For the most part, large companies have already made significant investments in ESG, and more often, these companies are adding ESG elements to their incentive plans for executives. Our 2022 ESG + Incentives report found that 70 percent of S&P 500 companies have already adopted ESG metrics in incentive plans. While we acknowledge that companies do not always need to put metrics in their incentive plans for ESG to be a priority, incentives can be a visible sign internally and externally that companies are serious about meeting ESG commitments.
However, when ESG objectives are incorporated in incentives, shareholders are looking for a genuine commitment and not just easily achieved objectives or loosely defined qualitative assessments that won’t move the needle. Over time, we believe that shareholders will demand increasing disclosure and transparency related to ESG goals in incentive plans, as with other commitments to ESG.
Getting It Right
Meeting these growing shareholder expectations on ESG in incentives requires:
Identification of two or three explicit ESG metrics that align with the company’s long-term sustainability. Companies have many ESG goals they can track, but for incentive purposes, it’s important to prioritize where the greatest impact lies. Sometimes that’s all within the social realm, focused on diversity, equity, and inclusion (DE&I). Other times it’s part of broader social discussions such as delivering quality products and services that improve customer well-being. And it’s becoming more common within environmental areas. Investors will look for ESG metric designs that reflect the company’s strategic priorities and context.
Explicit goals with rigor around them and a willingness to be transparent. Even if the evaluation of ESG goals isn’t entirely formulaic, management and the compensation committee must align on their chosen objective ESG measures and how they will share information about them. Early forays into ESG measurement were more qualitative, but shareholders are increasingly expecting higher objectivity in ESG assessments, so the achievements are more visible.
Meaningful compensation opportunities and consequences. Typically, this means assigning 10 percent to 20 percent of target incentive opportunities to these metrics. If the ESG metrics are only one in a long list of individual objectives or receive only a de minimis weighting, their prominence may not be high enough to attract sufficient attention.
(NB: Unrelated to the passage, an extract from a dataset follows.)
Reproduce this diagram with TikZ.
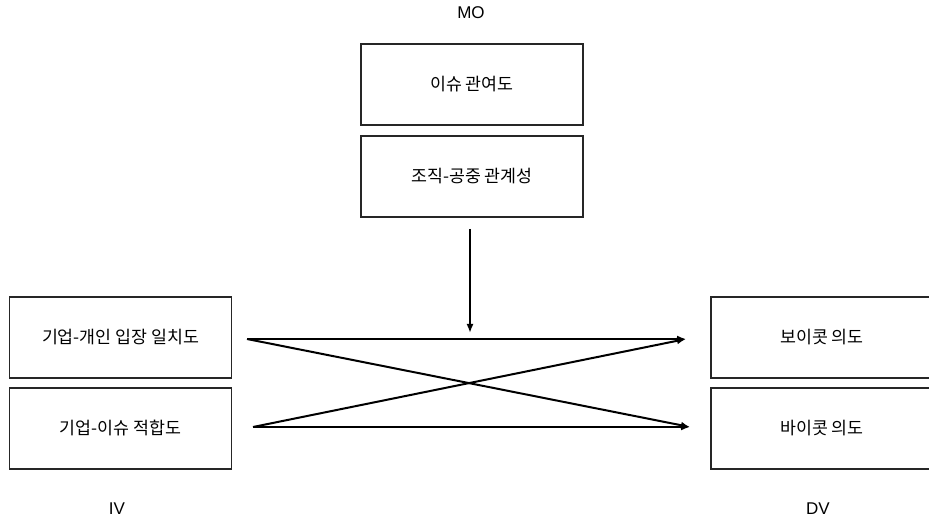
\documentclass[tikz,border=0pt]{standalone}
\usepackage{fontspec}
\setmainfont{Liberation Sans}
\newfontfamily\kr{Noto Sans CJK KR}
\usetikzlibrary{arrows.meta}
\begin{document}
\begin{tikzpicture}[x=1pt,y=-1pt,
  varbox/.style={draw=black!85,line width=1.3pt,minimum width=222pt,minimum height=81pt,inner sep=0pt,font=\kr\fontsize{17.3}{20}\selectfont},
  lbl/.style={font=\fontsize{17}{20}\selectfont,inner sep=0pt},
  conn/.style={line width=2pt,-{Latex[length=9pt,width=7pt]}}]
\useasboundingbox (0,0) rectangle (929,521);
\clip (0,0) rectangle (929,521);
\node[lbl] (mo) at (471,13) {MO};
\node[varbox] (m1) at (472,84.5) {이슈 관여도};
\node[varbox] (m2) at (472,176.5) {조직-공중 관계성};
\node[varbox] (l1) at (120.5,337.5) {기업-개인 입장 일치도};
\node[varbox] (l2) at (120.5,428.5) {기업-이슈 적합도};
\node[varbox] (r1) at (822,337.5) {보이콧 의도};
\node[varbox] (r2) at (822,428.5) {바이콧 의도};
\node[lbl] (iv) at (117,509) {IV};
\node[lbl] (dv) at (818,509) {DV};
\coordinate (a1) at (247,339);
\coordinate (a2) at (253,427);
\coordinate (b1) at (686,339);
\coordinate (b2) at (690,427);
\coordinate (mt) at (470,229);
\coordinate (mb) at (470,333);
\draw[conn] (mt) -- (mb);
\draw[conn] (a1) -- (b1);
\draw[conn] (a1) -- (b2);
\draw[conn] (a2) -- (b2);
\draw[conn] (a2) -- (b1);
\end{tikzpicture}
\end{document}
While progress toward ESG goals and shareholder engagement on the topic is complex, companies can overcome most challenges through effective communication and planning. This includes:
Be willing to fail when it comes to ESG metrics. Companies must be willing to set stretch ESG goals and miss them, just like they do for any other goal. They can also turn a missed goal into an advantage. Some businesses shy away from setting stretch goals because of concerns about reputational harm if they miss them. However, discussing why a goal was missed and how the company plans to improve it can strengthen stakeholders’ trust.
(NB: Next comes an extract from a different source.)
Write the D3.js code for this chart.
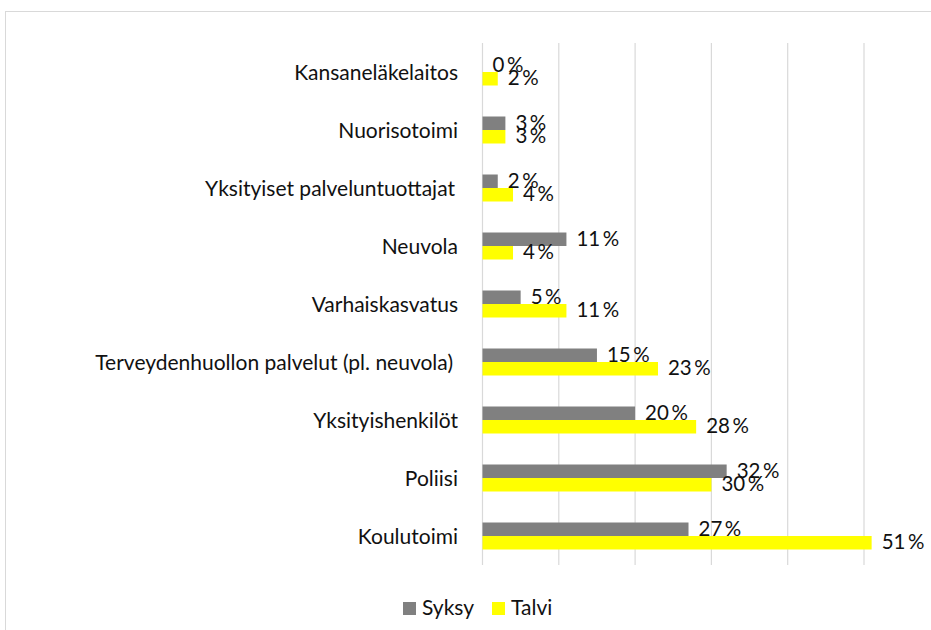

Be smart about legal considerations, but don’t let them be a false barrier. Well-intentioned metrics and the commitments they convey should not put the company at risk, so it’s important to engage legal advisers early on. Legal advisers can help companies structure ESG measures to meet objectives while avoiding unintended legal distractions.
Recognize factors beyond management’s control when assessing results. For example, a hiring freeze or mergers and acquisitions can undermine management’s ability to achieve ESG goals. If a company is not able to bring in new talent from the outside, it might find representation goals entirely out of reach. Likewise, investments in a more sustainable supply chain might temporarily take a back seat as companies address short-term supply chain issues. Boards can, however, anticipate these events by planning for reasonable allowable adjustments to their compensation plans and taking them into account when assessing performance.
Investors have made it clear that they are interested in companies walking the talk on their ESG commitments. Incorporating ESG metrics in incentives can be a meaningful step in that direction. ESG metrics in incentives can elevate the conversation and create urgency to achieve ESG objectives. However, both investors and employees will detect “window-dressing.” For organizations including ESG in their incentive plans, greater expectations for disclosure and commitment are on the horizon.